> _Dataset excerpt_
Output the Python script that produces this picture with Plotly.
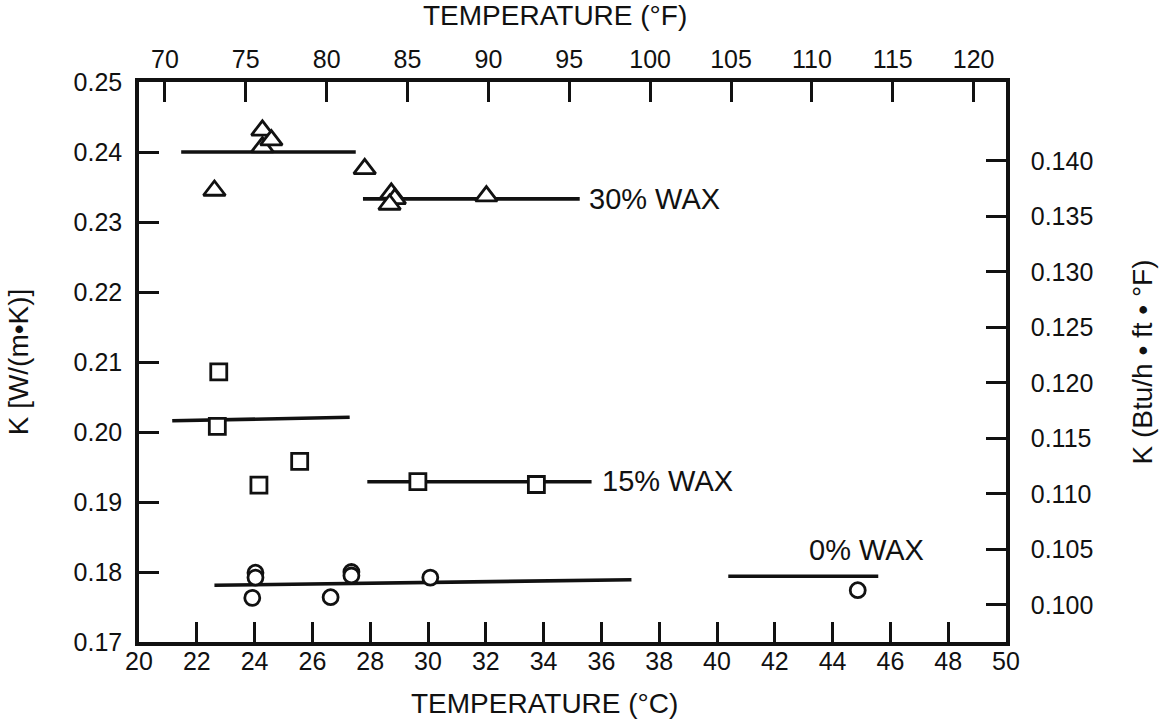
import plotly.graph_objects as go

# Thermal conductivity of wax/oil mixtures vs temperature
# 30% wax (triangles)
t30_c = [22.61, 24.27, 24.27, 24.58, 27.81, 28.73, 28.85, 28.67, 32.02]
k30 = [0.2345, 0.2431, 0.2407, 0.2417, 0.2376, 0.2341, 0.2333, 0.2325, 0.2337]
# 15% wax (squares)
t15_c = [22.76, 22.71, 24.15, 25.56, 29.65, 33.75]
k15 = [0.2086, 0.2008, 0.1924, 0.1958, 0.1929, 0.1925]
# 0% wax (circles)
t0_c = [24.03, 24.03, 23.92, 26.63, 27.35, 27.35, 30.08, 44.87]
k0 = [0.1799, 0.1792, 0.1763, 0.1764, 0.1800, 0.1795, 0.1792, 0.1774]

# Mean-value lines below / above the wax appearance temperature
line30_x = [[21.46, 27.50], [27.75, 35.25]]
line30_k = [[0.2400, 0.2400], [0.2333, 0.2333]]
line15_x = [[21.15, 27.29], [27.90, 35.66]]
line15_k = [[0.2016, 0.2021], [0.1929, 0.1929]]
line0_x = [[22.61, 37.04], [40.39, 45.58]]
line0_k = [[0.1781, 0.1789], [0.1794, 0.1794]]

series_labels = ["30% WAX", "15% WAX", "0% WAX"]
label_pos = [(35.49, 0.2333, "left"), (35.95, 0.1930, "left"), (45.19, 0.1831, "center")]

x_ticks_c = list(range(20, 52, 2))
x_ticks_f = list(range(70, 125, 5))
y_ticks_si = [0.17, 0.18, 0.19, 0.20, 0.21, 0.22, 0.23, 0.24, 0.25]
y_ticks_us = [0.100, 0.105, 0.110, 0.115, 0.120, 0.125, 0.130, 0.135, 0.140]

# English-unit scales (°F on top, Btu/h·ft·°F on the right)
F_RANGE = [68.4, 122.0]
US_RANGE = [0.09665, 0.14710]
W_TO_BTU = 0.5778

FONT = "Liberation Sans, Arial, Helvetica, sans-serif"
BLACK = "#111111"

fig = go.Figure()

for xs_all, ks_all in [(line30_x, line30_k), (line15_x, line15_k), (line0_x, line0_k)]:
    for xs, ks in zip(xs_all, ks_all):
        fig.add_trace(go.Scatter(x=xs, y=ks, mode="lines",
                                 line=dict(color=BLACK, width=3.6),
                                 showlegend=False, hoverinfo="skip"))

marker_line = dict(color=BLACK, width=2.8)
fig.add_trace(go.Scatter(x=t30_c, y=k30, mode="markers", name="30% WAX",
                         marker=dict(symbol="triangle-up", size=19, color="white",
                                     line=marker_line), showlegend=False))
fig.add_trace(go.Scatter(x=t15_c, y=k15, mode="markers", name="15% WAX",
                         marker=dict(symbol="square", size=16, color="white",
                                     line=marker_line), showlegend=False))
fig.add_trace(go.Scatter(x=t0_c, y=k0, mode="markers", name="0% WAX",
                         marker=dict(symbol="circle", size=15, color="white",
                                     line=marker_line), showlegend=False))

# Same 0% data in English units, drawn transparent so the secondary axes exist
fig.add_trace(go.Scatter(x=[c * 1.8 + 32 for c in t0_c], y=[k * W_TO_BTU for k in k0],
                         xaxis="x2", yaxis="y2", mode="markers",
                         marker=dict(opacity=0), showlegend=False, hoverinfo="skip"))

for text, (lx, ly, anchor) in zip(series_labels, label_pos):
    fig.add_annotation(x=lx, y=ly, text=text, showarrow=False, xanchor=anchor,
                       yanchor="middle", font=dict(family=FONT, size=29, color=BLACK))

title_font = dict(family=FONT, size=28, color=BLACK)
# Temperature axis titles
fig.add_annotation(x=0.468, y=-0.079, xref="paper", yref="paper", text="TEMPERATURE (°C)",
                   showarrow=False, xanchor="center", yanchor="top", font=title_font)
fig.add_annotation(x=0.48, y=1.088, xref="paper", yref="paper", text="TEMPERATURE (°F)",
                   showarrow=False, xanchor="center", yanchor="bottom", font=title_font)

axis_common = dict(showgrid=False, zeroline=False, showline=True, linecolor=BLACK,
                   linewidth=3.5, ticks="inside", ticklen=20, tickwidth=2.8,
                   tickcolor=BLACK, tickfont=dict(family=FONT, size=25, color=BLACK),
                   mirror=False)

fig.update_layout(
    width=1167, height=727,
    margin=dict(l=139, r=161, t=82, b=85, pad=0),
    paper_bgcolor="white", plot_bgcolor="white",
    font=dict(family=FONT, color=BLACK),
    xaxis=dict(range=[20, 50], tickvals=x_ticks_c, ticktext=[str(v) for v in x_ticks_c],
               ticklabelstandoff=-6, **axis_common),
    xaxis2=dict(range=F_RANGE, overlaying="x", side="top", anchor="y2",
                tickvals=x_ticks_f, ticktext=[str(v) for v in x_ticks_f],
                ticklabelstandoff=0, **axis_common),
    yaxis=dict(range=[0.17, 0.25], tickvals=y_ticks_si,
               ticktext=[f"{v:.2f}" for v in y_ticks_si],
               title=dict(text="K [W/(m•K)]", font=title_font, standoff=38),
               ticklabelstandoff=8, **axis_common),
    yaxis2=dict(range=US_RANGE, overlaying="y", side="right", anchor="x2",
                tickvals=y_ticks_us, ticktext=[f"{v:.3f}" for v in y_ticks_us],
                title=dict(text="K (Btu/h • ft • °F)", font=title_font, standoff=41),
                ticklabelstandoff=16, **axis_common),
)

fig.write_html("out.html")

> _Your task_
Ignore the images and quote every line of the listing exactly.

> _Solution for this problem_
Output the Python script that produces this picture with Plotly.
import plotly.graph_objects as go

# Thermal conductivity of wax/oil mixtures vs temperature
# 30% wax (triangles)
t30_c = [22.61, 24.27, 24.27, 24.58, 27.81, 28.73, 28.85, 28.67, 32.02]
k30 = [0.2345, 0.2431, 0.2407, 0.2417, 0.2376, 0.2341, 0.2333, 0.2325, 0.2337]
# 15% wax (squares)
t15_c = [22.76, 22.71, 24.15, 25.56, 29.65, 33.75]
k15 = [0.2086, 0.2008, 0.1924, 0.1958, 0.1929, 0.1925]
# 0% wax (circles)
t0_c = [24.03, 24.03, 23.92, 26.63, 27.35, 27.35, 30.08, 44.87]
k0 = [0.1799, 0.1792, 0.1763, 0.1764, 0.1800, 0.1795, 0.1792, 0.1774]

# Mean-value lines below / above the wax appearance temperature
line30_x = [[21.46, 27.50], [27.75, 35.25]]
line30_k = [[0.2400, 0.2400], [0.2333, 0.2333]]
line15_x = [[21.15, 27.29], [27.90, 35.66]]
line15_k = [[0.2016, 0.2021], [0.1929, 0.1929]]
line0_x = [[22.61, 37.04], [40.39, 45.58]]
line0_k = [[0.1781, 0.1789], [0.1794, 0.1794]]

series_labels = ["30% WAX", "15% WAX", "0% WAX"]
label_pos = [(35.49, 0.2333, "left"), (35.95, 0.1930, "left"), (45.19, 0.1831, "center")]

x_ticks_c = list(range(20, 52, 2))
x_ticks_f = list(range(70, 125, 5))
y_ticks_si = [0.17, 0.18, 0.19, 0.20, 0.21, 0.22, 0.23, 0.24, 0.25]
y_ticks_us = [0.100, 0.105, 0.110, 0.115, 0.120, 0.125, 0.130, 0.135, 0.140]

# English-unit scales (°F on top, Btu/h·ft·°F on the right)
F_RANGE = [68.4, 122.0]
US_RANGE = [0.09665, 0.14710]
W_TO_BTU = 0.5778

FONT = "Liberation Sans, Arial, Helvetica, sans-serif"
BLACK = "#111111"

fig = go.Figure()

for xs_all, ks_all in [(line30_x, line30_k), (line15_x, line15_k), (line0_x, line0_k)]:
    for xs, ks in zip(xs_all, ks_all):
        fig.add_trace(go.Scatter(x=xs, y=ks, mode="lines",
                                 line=dict(color=BLACK, width=3.6),
                                 showlegend=False, hoverinfo="skip"))

marker_line = dict(color=BLACK, width=2.8)
fig.add_trace(go.Scatter(x=t30_c, y=k30, mode="markers", name="30% WAX",
                         marker=dict(symbol="triangle-up", size=19, color="white",
                                     line=marker_line), showlegend=False))
fig.add_trace(go.Scatter(x=t15_c, y=k15, mode="markers", name="15% WAX",
                         marker=dict(symbol="square", size=16, color="white",
                                     line=marker_line), showlegend=False))
fig.add_trace(go.Scatter(x=t0_c, y=k0, mode="markers", name="0% WAX",
                         marker=dict(symbol="circle", size=15, color="white",
                                     line=marker_line), showlegend=False))

# Same 0% data in English units, drawn transparent so the secondary axes exist
fig.add_trace(go.Scatter(x=[c * 1.8 + 32 for c in t0_c], y=[k * W_TO_BTU for k in k0],
                         xaxis="x2", yaxis="y2", mode="markers",
                         marker=dict(opacity=0), showlegend=False, hoverinfo="skip"))

for text, (lx, ly, anchor) in zip(series_labels, label_pos):
    fig.add_annotation(x=lx, y=ly, text=text, showarrow=False, xanchor=anchor,
                       yanchor="middle", font=dict(family=FONT, size=29, color=BLACK))

title_font = dict(family=FONT, size=28, color=BLACK)
# Temperature axis titles
fig.add_annotation(x=0.468, y=-0.079, xref="paper", yref="paper", text="TEMPERATURE (°C)",
                   showarrow=False, xanchor="center", yanchor="top", font=title_font)
fig.add_annotation(x=0.48, y=1.088, xref="paper", yref="paper", text="TEMPERATURE (°F)",
                   showarrow=False, xanchor="center", yanchor="bottom", font=title_font)

axis_common = dict(showgrid=False, zeroline=False, showline=True, linecolor=BLACK,
                   linewidth=3.5, ticks="inside", ticklen=20, tickwidth=2.8,
                   tickcolor=BLACK, tickfont=dict(family=FONT, size=25, color=BLACK),
                   mirror=False)

fig.update_layout(
    width=1167, height=727,
    margin=dict(l=139, r=161, t=82, b=85, pad=0),
    paper_bgcolor="white", plot_bgcolor="white",
    font=dict(family=FONT, color=BLACK),
    xaxis=dict(range=[20, 50], tickvals=x_ticks_c, ticktext=[str(v) for v in x_ticks_c],
               ticklabelstandoff=-6, **axis_common),
    xaxis2=dict(range=F_RANGE, overlaying="x", side="top", anchor="y2",
                tickvals=x_ticks_f, ticktext=[str(v) for v in x_ticks_f],
                ticklabelstandoff=0, **axis_common),
    yaxis=dict(range=[0.17, 0.25], tickvals=y_ticks_si,
               ticktext=[f"{v:.2f}" for v in y_ticks_si],
               title=dict(text="K [W/(m•K)]", font=title_font, standoff=38),
               ticklabelstandoff=8, **axis_common),
    yaxis2=dict(range=US_RANGE, overlaying="y", side="right", anchor="x2",
                tickvals=y_ticks_us, ticktext=[f"{v:.3f}" for v in y_ticks_us],
                title=dict(text="K (Btu/h • ft • °F)", font=title_font, standoff=41),
                ticklabelstandoff=16, **axis_common),
)

fig.write_html("out.html")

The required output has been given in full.